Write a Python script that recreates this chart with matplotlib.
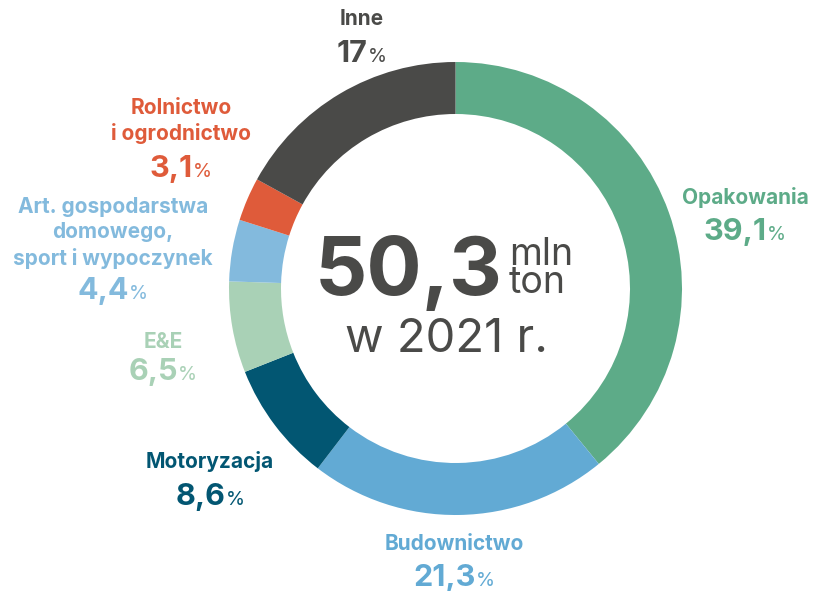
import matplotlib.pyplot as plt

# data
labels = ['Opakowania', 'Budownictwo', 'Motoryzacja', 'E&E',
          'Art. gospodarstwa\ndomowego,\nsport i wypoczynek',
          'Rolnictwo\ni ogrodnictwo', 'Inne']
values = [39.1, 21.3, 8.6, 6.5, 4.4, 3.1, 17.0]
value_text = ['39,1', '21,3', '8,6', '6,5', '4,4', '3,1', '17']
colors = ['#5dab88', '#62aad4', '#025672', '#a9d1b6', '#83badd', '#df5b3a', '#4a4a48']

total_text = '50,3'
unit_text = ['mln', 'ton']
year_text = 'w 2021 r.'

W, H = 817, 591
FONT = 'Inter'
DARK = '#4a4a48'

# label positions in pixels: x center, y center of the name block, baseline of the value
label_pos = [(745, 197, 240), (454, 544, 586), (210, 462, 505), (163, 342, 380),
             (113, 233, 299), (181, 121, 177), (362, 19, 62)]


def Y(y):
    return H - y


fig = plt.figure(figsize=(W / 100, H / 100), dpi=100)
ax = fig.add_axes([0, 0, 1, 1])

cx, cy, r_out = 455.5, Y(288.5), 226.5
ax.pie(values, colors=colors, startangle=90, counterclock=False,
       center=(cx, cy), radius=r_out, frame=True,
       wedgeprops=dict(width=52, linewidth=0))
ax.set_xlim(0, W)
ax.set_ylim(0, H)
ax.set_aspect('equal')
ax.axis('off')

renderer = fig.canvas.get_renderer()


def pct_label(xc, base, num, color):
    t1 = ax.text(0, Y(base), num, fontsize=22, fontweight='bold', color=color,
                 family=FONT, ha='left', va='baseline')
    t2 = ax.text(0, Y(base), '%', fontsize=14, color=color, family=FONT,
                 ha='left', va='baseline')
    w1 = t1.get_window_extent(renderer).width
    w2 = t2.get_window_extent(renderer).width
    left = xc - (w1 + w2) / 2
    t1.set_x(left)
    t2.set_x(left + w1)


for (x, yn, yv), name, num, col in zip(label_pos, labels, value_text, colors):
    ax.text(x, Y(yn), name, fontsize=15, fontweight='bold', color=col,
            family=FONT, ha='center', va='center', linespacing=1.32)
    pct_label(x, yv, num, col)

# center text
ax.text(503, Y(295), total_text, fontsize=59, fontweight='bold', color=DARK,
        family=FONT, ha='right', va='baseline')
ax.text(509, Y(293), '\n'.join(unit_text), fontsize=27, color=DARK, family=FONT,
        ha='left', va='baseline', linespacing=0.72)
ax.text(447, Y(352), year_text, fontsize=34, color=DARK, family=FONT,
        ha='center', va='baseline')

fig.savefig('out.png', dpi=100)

════════

**EXERCISE DIRECTIONS:**
Reproduce the listing exactly. Leave its pictures out.

**RESPONSE TO THIS TASK:**
Write a Python script that recreates this chart with matplotlib.
import matplotlib.pyplot as plt

# data
labels = ['Opakowania', 'Budownictwo', 'Motoryzacja', 'E&E',
          'Art. gospodarstwa\ndomowego,\nsport i wypoczynek',
          'Rolnictwo\ni ogrodnictwo', 'Inne']
values = [39.1, 21.3, 8.6, 6.5, 4.4, 3.1, 17.0]
value_text = ['39,1', '21,3', '8,6', '6,5', '4,4', '3,1', '17']
colors = ['#5dab88', '#62aad4', '#025672', '#a9d1b6', '#83badd', '#df5b3a', '#4a4a48']

total_text = '50,3'
unit_text = ['mln', 'ton']
year_text = 'w 2021 r.'

W, H = 817, 591
FONT = 'Inter'
DARK = '#4a4a48'

# label positions in pixels: x center, y center of the name block, baseline of the value
label_pos = [(745, 197, 240), (454, 544, 586), (210, 462, 505), (163, 342, 380),
             (113, 233, 299), (181, 121, 177), (362, 19, 62)]


def Y(y):
    return H - y


fig = plt.figure(figsize=(W / 100, H / 100), dpi=100)
ax = fig.add_axes([0, 0, 1, 1])

cx, cy, r_out = 455.5, Y(288.5), 226.5
ax.pie(values, colors=colors, startangle=90, counterclock=False,
       center=(cx, cy), radius=r_out, frame=True,
       wedgeprops=dict(width=52, linewidth=0))
ax.set_xlim(0, W)
ax.set_ylim(0, H)
ax.set_aspect('equal')
ax.axis('off')

renderer = fig.canvas.get_renderer()


def pct_label(xc, base, num, color):
    t1 = ax.text(0, Y(base), num, fontsize=22, fontweight='bold', color=color,
                 family=FONT, ha='left', va='baseline')
    t2 = ax.text(0, Y(base), '%', fontsize=14, color=color, family=FONT,
                 ha='left', va='baseline')
    w1 = t1.get_window_extent(renderer).width
    w2 = t2.get_window_extent(renderer).width
    left = xc - (w1 + w2) / 2
    t1.set_x(left)
    t2.set_x(left + w1)


for (x, yn, yv), name, num, col in zip(label_pos, labels, value_text, colors):
    ax.text(x, Y(yn), name, fontsize=15, fontweight='bold', color=col,
            family=FONT, ha='center', va='center', linespacing=1.32)
    pct_label(x, yv, num, col)

# center text
ax.text(503, Y(295), total_text, fontsize=59, fontweight='bold', color=DARK,
        family=FONT, ha='right', va='baseline')
ax.text(509, Y(293), '\n'.join(unit_text), fontsize=27, color=DARK, family=FONT,
        ha='left', va='baseline', linespacing=0.72)
ax.text(447, Y(352), year_text, fontsize=34, color=DARK, family=FONT,
        ha='center', va='baseline')

fig.savefig('out.png', dpi=100)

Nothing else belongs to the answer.